When the great playwright and wit Oscar Wilde was sent to prison in 1895 it was an ultimate humiliation for him. In his day he was a real celebrity but all that evaporated once he was convicted. Whenever the prison authorities moved him in public he was spat at and jeered. On one occasion when the crowd was particularly hostile, a friend of Wilde appeared and made a simple gesture of friendship and respect that silenced the crowd. What did he do? As Wilde passed by, handcuffed and head bowed, the man simply raised his hat to him, the smallest of good deeds.
Wilde later wrote:
‘Men have gone to heaven for smaller things than that. I do not know to the present moment whether my friend is aware that I was even conscious of his action. It is not a thing for which one can render formal thanks in formal words. I store it in the treasure house of my heart. I keep it there as a secret debt that I can never possibly repay.

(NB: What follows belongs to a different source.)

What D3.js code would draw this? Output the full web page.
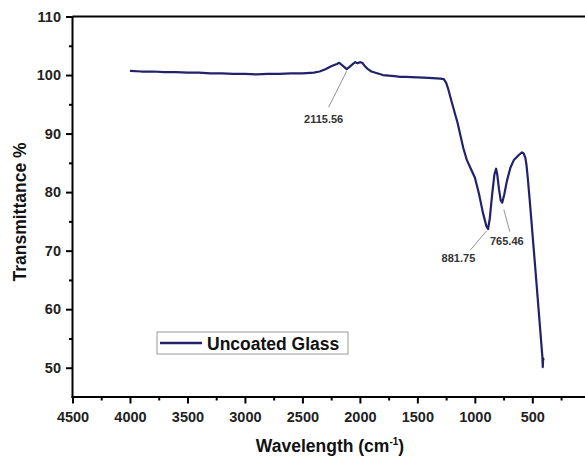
<!DOCTYPE html>
<html>
<head>
<meta charset="utf-8">
<script src="https://cdn.jsdelivr.net/npm/d3@7"></script>
<style>
  body { margin: 0; background: #fff; }
  svg { display: block; overflow: hidden; }
  text { font-family: "Liberation Sans", Arial, sans-serif; }
</style>
</head>
<body>
<div id="chart"></div>
<script>
// FTIR spectrum
const wavenumber = [4000, 3900, 3800, 3700, 3600, 3500, 3400, 3300, 3200, 3100, 3000, 2900, 2800, 2700, 2600, 2500, 2400, 2350, 2300, 2250, 2200, 2180, 2150, 2115, 2090, 2060, 2040, 2020, 2000, 1980, 1960, 1930, 1900, 1850, 1800, 1750, 1700, 1650, 1600, 1500, 1400, 1300, 1270, 1250, 1230, 1200, 1150, 1100, 1070, 1040, 1000, 965, 930, 900, 885, 870, 850, 830, 815, 805, 790, 775, 762, 745, 720, 690, 660, 620, 590, 575, 560, 550, 540, 520, 500, 480, 460, 440, 420, 413, 409, 406, 402];
const transmittance = [100.7, 100.6, 100.6, 100.5, 100.5, 100.4, 100.4, 100.3, 100.3, 100.2, 100.2, 100.1, 100.2, 100.2, 100.3, 100.3, 100.4, 100.6, 101.0, 101.5, 101.9, 102.1, 101.6, 101.0, 101.4, 101.9, 102.2, 102.0, 102.2, 102.1, 101.6, 101.0, 100.6, 100.3, 100.0, 99.9, 99.8, 99.7, 99.7, 99.6, 99.5, 99.4, 99.3, 98.7, 97.5, 95.3, 91.8, 87.5, 85.5, 84.2, 82.5, 79.8, 76.5, 74.2, 73.7, 75.5, 79.5, 83.0, 84.0, 83.0, 80.5, 78.6, 78.2, 79.5, 82.0, 84.2, 85.5, 86.3, 86.8, 86.6, 85.8, 84.5, 82.5, 78.0, 73.2, 68.4, 63.5, 58.6, 53.7, 52.0, 50.1, 51.6, 51.3];

const xTicks = [4500, 4000, 3500, 3000, 2500, 2000, 1500, 1000, 500];
const yTicks = [50, 60, 70, 80, 90, 100, 110];
const peakWave = [2115.56, 881.75, 765.46];
const peakValue = [101.0, 73.7, 78.2];
const seriesName = 'Uncoated Glass';

const W = 585, H = 457;
const mLeft = 72.5, mTop = 16.5, mRight = 589.8, mBottom = 397;
const lineColor = '#22226c';

const svg = d3.select('#chart').append('svg')
  .attr('width', W).attr('height', H);

const x = d3.scaleLinear().domain([4500, 0]).range([mLeft, mRight]);
const y = d3.scaleLinear().domain([45, 110]).range([mBottom, mTop]);

// top frame line
svg.append('line')
  .attr('x1', mLeft).attr('x2', W)
  .attr('y1', y(110)).attr('y2', y(110))
  .attr('stroke', '#000').attr('stroke-width', 2);

// minor ticks
const xMinor = d3.range(4250, 0, -500);
const yMinor = d3.range(55, 110, 10);

const gx = svg.append('g').attr('transform', `translate(0,${mBottom})`);
gx.call(d3.axisBottom(x).tickValues(xMinor).tickSize(3.5).tickFormat(''));
const gx2 = svg.append('g').attr('transform', `translate(0,${mBottom})`);
gx2.call(d3.axisBottom(x).tickValues(xTicks).tickSize(6.5).tickPadding(8).tickFormat(d3.format('d')));
svg.selectAll('.domain').remove();
gx2.append('line').attr('x1', mLeft - 1).attr('x2', W).attr('stroke', '#000').attr('stroke-width', 2);

const gy = svg.append('g').attr('transform', `translate(${mLeft},0)`);
gy.call(d3.axisLeft(y).tickValues(yMinor).tickSize(3.5).tickFormat(''));
const gy2 = svg.append('g').attr('transform', `translate(${mLeft},0)`);
gy2.call(d3.axisLeft(y).tickValues(yTicks).tickSize(6.5).tickPadding(5).tickFormat(d3.format('d')));
svg.selectAll('.domain').remove();
gy2.append('line').attr('y1', mTop).attr('y2', mBottom + 1).attr('stroke', '#000').attr('stroke-width', 2);

svg.selectAll('.tick line').attr('stroke', '#000').attr('stroke-width', 2);
svg.selectAll('.tick text')
  .attr('fill', '#222')
  .style('font-size', '14.5px')
  .style('font-weight', 'bold');

// spectrum
const pts = wavenumber.map((w, i) => [w, transmittance[i]]);
svg.append('path')
  .datum(pts)
  .attr('fill', 'none')
  .attr('stroke', lineColor)
  .attr('stroke-width', 2.2)
  .attr('stroke-linejoin', 'round')
  .attr('d', d3.line().x(d => x(d[0])).y(d => y(d[1])));

// peak labels
const leadFrom = [[0, 2], [-2, 2], [2, 7]];
const leadTo = [[-18, 38], [-18, 21], [8, 29]];
const labelAt = [[-23, 54], [-30, 33], [5, 42]];
peakWave.forEach((w, i) => {
  const px = x(w), py = y(peakValue[i]);
  svg.append('line')
    .attr('x1', px + leadFrom[i][0]).attr('y1', py + leadFrom[i][1])
    .attr('x2', px + leadTo[i][0]).attr('y2', py + leadTo[i][1])
    .attr('stroke', '#777').attr('stroke-width', 0.8);
  svg.append('text')
    .attr('x', px + labelAt[i][0]).attr('y', py + labelAt[i][1])
    .attr('text-anchor', 'middle')
    .attr('fill', '#333')
    .style('font-size', '11px')
    .style('font-weight', 'bold')
    .text(w.toFixed(2));
});

// legend
const lg = svg.append('g').attr('transform', 'translate(157,332)');
lg.append('rect').attr('width', 191).attr('height', 22)
  .attr('fill', '#fff').attr('stroke', '#999').attr('stroke-width', 1);
lg.append('line').attr('x1', 3).attr('x2', 45).attr('y1', 11).attr('y2', 11)
  .attr('stroke', lineColor).attr('stroke-width', 2.5);
lg.append('text').attr('x', 50).attr('y', 17.5)
  .attr('fill', '#111')
  .style('font-size', '17.5px').style('font-weight', 'bold')
  .text(seriesName);

// axis titles
const xt = svg.append('text')
  .attr('x', 330).attr('y', 452)
  .attr('text-anchor', 'middle')
  .attr('fill', '#111')
  .style('font-size', '17.5px').style('font-weight', 'bold');
xt.append('tspan').text('Wavelength (cm');
xt.append('tspan').attr('dy', -7).style('font-size', '10px').text('-1');
xt.append('tspan').attr('dy', 7).text(')');

svg.append('text')
  .attr('transform', 'translate(26,212) rotate(-90)')
  .attr('text-anchor', 'middle')
  .attr('fill', '#111')
  .style('font-size', '17.5px').style('font-weight', 'bold')
  .text('Transmittance %');
</script>
</body>
</html>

When wisdom has been profitless to me, and philosophy barren, and the proverbs and phrases of those who sought to give consolation as dust and ashes in my mouth, the memory of that lowly silent act of love has unsealed for me all the wells of pity, made the desert blossom like a rose, and brought me out of the bitterness of lonely exile into harmony with the wounded, broken and great heart of the world.’
The smallest of good deeds: a little thing done in love. The cup of cold water is the symbol of that. It doesn't take much to be hospitable, welcoming, and accepting of other people. A cup of cold water replicated in a thousand and one other simple small deeds. And Jesus tells us that every single one of those small deeds is important —even eternally significant. It doesn’t take much, every one of us can achieve these things, and every one of us can make that difference. In those smallest of good deeds is God.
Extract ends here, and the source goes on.